DATASET EXCERPT:
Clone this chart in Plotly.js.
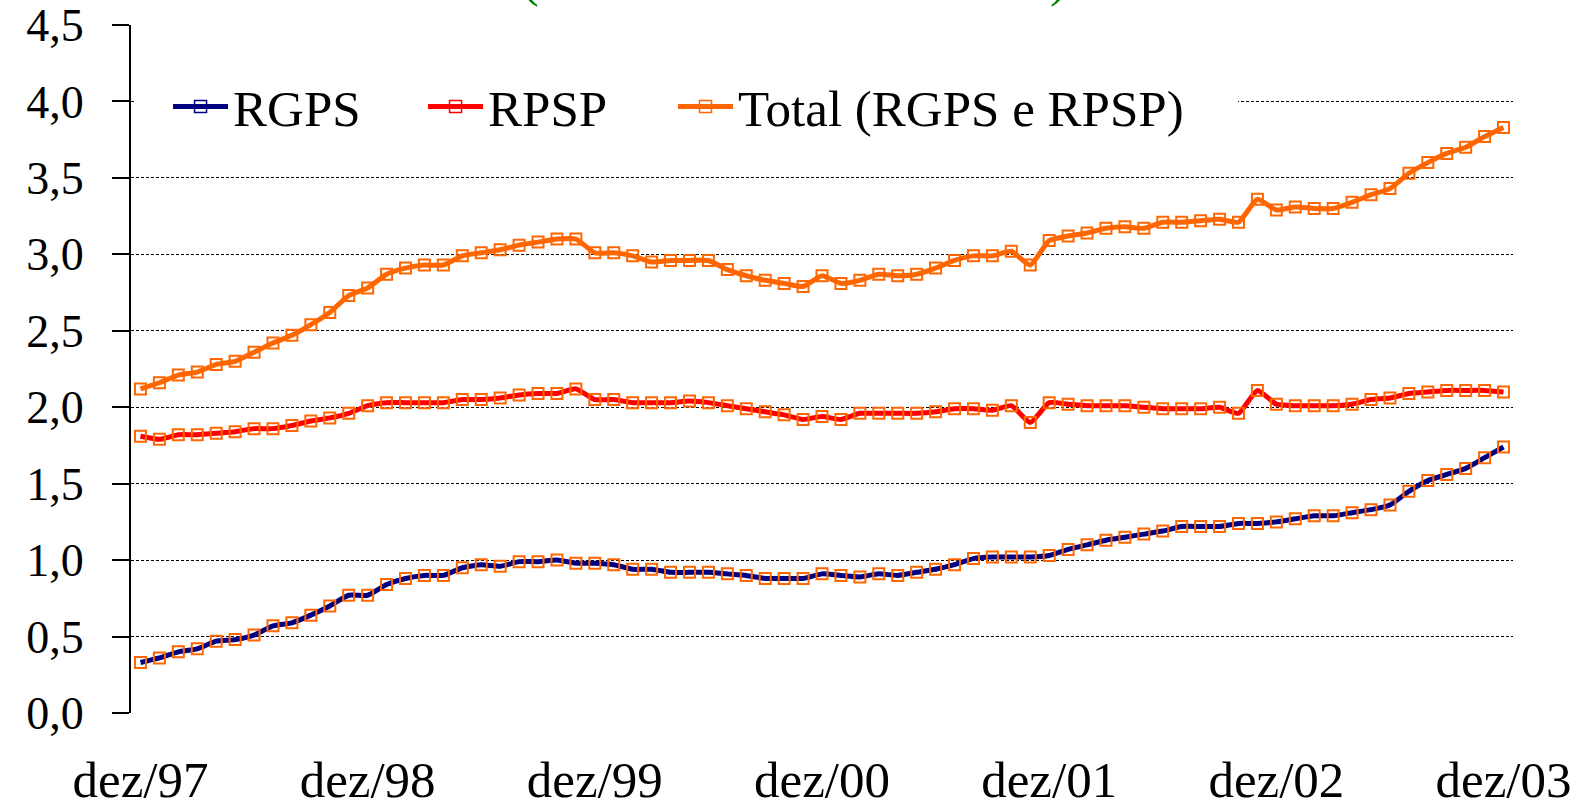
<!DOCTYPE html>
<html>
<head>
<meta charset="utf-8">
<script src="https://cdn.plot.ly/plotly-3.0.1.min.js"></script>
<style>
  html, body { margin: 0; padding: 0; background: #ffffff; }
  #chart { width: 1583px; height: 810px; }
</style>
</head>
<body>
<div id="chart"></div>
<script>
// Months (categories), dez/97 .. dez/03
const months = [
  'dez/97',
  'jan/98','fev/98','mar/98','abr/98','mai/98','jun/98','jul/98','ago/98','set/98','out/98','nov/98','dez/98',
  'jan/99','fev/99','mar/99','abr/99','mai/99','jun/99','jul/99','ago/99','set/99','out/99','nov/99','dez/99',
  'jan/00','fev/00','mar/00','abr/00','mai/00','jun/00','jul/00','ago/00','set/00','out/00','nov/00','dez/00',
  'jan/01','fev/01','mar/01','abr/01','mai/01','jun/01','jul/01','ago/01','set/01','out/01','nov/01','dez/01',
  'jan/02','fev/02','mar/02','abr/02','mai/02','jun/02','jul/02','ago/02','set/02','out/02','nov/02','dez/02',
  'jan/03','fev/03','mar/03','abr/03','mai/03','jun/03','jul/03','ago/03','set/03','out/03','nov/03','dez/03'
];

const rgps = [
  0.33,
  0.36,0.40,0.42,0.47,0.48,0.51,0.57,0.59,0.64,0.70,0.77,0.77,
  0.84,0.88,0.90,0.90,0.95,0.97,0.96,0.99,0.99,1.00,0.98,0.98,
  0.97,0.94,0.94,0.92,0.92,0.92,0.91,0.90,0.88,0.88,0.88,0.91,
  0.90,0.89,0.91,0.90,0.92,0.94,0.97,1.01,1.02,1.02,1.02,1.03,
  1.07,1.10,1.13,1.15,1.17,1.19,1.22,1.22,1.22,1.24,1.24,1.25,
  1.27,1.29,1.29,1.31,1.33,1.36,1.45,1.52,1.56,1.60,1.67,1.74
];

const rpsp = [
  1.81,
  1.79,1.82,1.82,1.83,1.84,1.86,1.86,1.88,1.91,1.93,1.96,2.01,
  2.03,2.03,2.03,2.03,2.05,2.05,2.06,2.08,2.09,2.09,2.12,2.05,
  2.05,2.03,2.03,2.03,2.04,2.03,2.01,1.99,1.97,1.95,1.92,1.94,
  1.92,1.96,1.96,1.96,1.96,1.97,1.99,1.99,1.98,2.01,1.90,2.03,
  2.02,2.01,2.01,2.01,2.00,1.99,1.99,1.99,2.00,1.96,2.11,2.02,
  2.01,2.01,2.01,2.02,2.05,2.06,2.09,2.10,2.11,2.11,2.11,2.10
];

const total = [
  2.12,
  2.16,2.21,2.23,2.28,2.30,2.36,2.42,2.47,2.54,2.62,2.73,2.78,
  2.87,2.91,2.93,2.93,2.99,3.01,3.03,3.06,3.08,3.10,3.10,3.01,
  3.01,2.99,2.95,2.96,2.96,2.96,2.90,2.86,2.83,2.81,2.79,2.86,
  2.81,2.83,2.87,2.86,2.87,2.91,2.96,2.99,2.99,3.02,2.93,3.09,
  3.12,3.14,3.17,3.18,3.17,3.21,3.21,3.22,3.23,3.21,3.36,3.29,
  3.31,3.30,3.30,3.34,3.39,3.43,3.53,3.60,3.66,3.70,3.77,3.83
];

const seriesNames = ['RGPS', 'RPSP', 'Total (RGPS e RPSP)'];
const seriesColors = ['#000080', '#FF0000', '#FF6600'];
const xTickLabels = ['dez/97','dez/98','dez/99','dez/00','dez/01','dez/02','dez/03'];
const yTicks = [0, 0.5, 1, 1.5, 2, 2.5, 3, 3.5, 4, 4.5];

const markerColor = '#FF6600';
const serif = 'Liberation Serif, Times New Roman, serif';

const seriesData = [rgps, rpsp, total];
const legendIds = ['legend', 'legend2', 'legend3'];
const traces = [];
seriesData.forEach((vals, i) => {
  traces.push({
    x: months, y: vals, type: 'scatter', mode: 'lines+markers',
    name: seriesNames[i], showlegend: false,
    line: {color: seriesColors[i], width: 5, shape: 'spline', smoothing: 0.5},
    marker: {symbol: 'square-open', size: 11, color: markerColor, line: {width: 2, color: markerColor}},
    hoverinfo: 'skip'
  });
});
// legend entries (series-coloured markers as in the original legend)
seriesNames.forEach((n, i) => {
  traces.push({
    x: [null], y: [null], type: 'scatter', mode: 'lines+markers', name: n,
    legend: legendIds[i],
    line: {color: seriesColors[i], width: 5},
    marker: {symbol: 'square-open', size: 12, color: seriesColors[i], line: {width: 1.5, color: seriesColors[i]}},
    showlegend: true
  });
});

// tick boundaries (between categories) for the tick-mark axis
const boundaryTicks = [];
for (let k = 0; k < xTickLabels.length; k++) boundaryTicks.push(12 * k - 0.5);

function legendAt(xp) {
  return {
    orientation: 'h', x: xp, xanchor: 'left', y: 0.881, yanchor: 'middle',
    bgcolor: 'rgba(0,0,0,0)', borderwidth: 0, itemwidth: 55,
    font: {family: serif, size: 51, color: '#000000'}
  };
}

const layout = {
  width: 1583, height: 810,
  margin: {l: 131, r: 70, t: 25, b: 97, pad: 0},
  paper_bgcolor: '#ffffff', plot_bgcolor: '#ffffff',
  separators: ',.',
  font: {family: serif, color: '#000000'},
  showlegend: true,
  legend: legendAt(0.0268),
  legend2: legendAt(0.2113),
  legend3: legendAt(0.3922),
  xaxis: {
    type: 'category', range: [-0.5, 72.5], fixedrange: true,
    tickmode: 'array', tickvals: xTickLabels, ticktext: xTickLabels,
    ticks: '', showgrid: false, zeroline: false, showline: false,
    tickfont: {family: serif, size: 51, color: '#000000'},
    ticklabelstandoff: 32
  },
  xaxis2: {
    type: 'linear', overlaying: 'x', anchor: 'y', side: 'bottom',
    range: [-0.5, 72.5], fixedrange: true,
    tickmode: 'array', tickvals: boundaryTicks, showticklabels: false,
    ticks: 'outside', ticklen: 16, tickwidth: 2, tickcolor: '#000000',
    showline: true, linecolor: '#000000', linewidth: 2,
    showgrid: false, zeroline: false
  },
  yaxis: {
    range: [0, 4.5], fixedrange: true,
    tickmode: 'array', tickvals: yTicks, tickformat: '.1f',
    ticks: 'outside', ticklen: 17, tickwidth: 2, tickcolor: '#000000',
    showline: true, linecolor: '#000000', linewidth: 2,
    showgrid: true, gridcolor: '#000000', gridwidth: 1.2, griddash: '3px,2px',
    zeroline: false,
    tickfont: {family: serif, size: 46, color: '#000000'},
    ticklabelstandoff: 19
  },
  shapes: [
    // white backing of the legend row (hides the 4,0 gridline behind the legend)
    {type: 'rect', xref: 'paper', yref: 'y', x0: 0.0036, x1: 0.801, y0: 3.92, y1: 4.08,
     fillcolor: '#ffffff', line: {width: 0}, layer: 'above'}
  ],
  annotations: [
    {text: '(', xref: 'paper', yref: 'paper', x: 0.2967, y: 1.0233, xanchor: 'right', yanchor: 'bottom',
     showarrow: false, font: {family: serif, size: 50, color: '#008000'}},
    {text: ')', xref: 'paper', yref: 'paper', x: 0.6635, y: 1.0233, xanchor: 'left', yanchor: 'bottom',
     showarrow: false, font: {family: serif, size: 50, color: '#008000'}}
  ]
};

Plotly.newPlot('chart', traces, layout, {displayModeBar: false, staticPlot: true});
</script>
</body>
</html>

THE EXERCISE: Filter the data, keeping only the lines that contain "chart".

EXERCISE RESPONSE:
Clone this chart in Plotly.js.
  #chart { width: 1583px; height: 810px; }
<div id="chart"></div>
Plotly.newPlot('chart', traces, layout, {displayModeBar: false, staticPlot: true});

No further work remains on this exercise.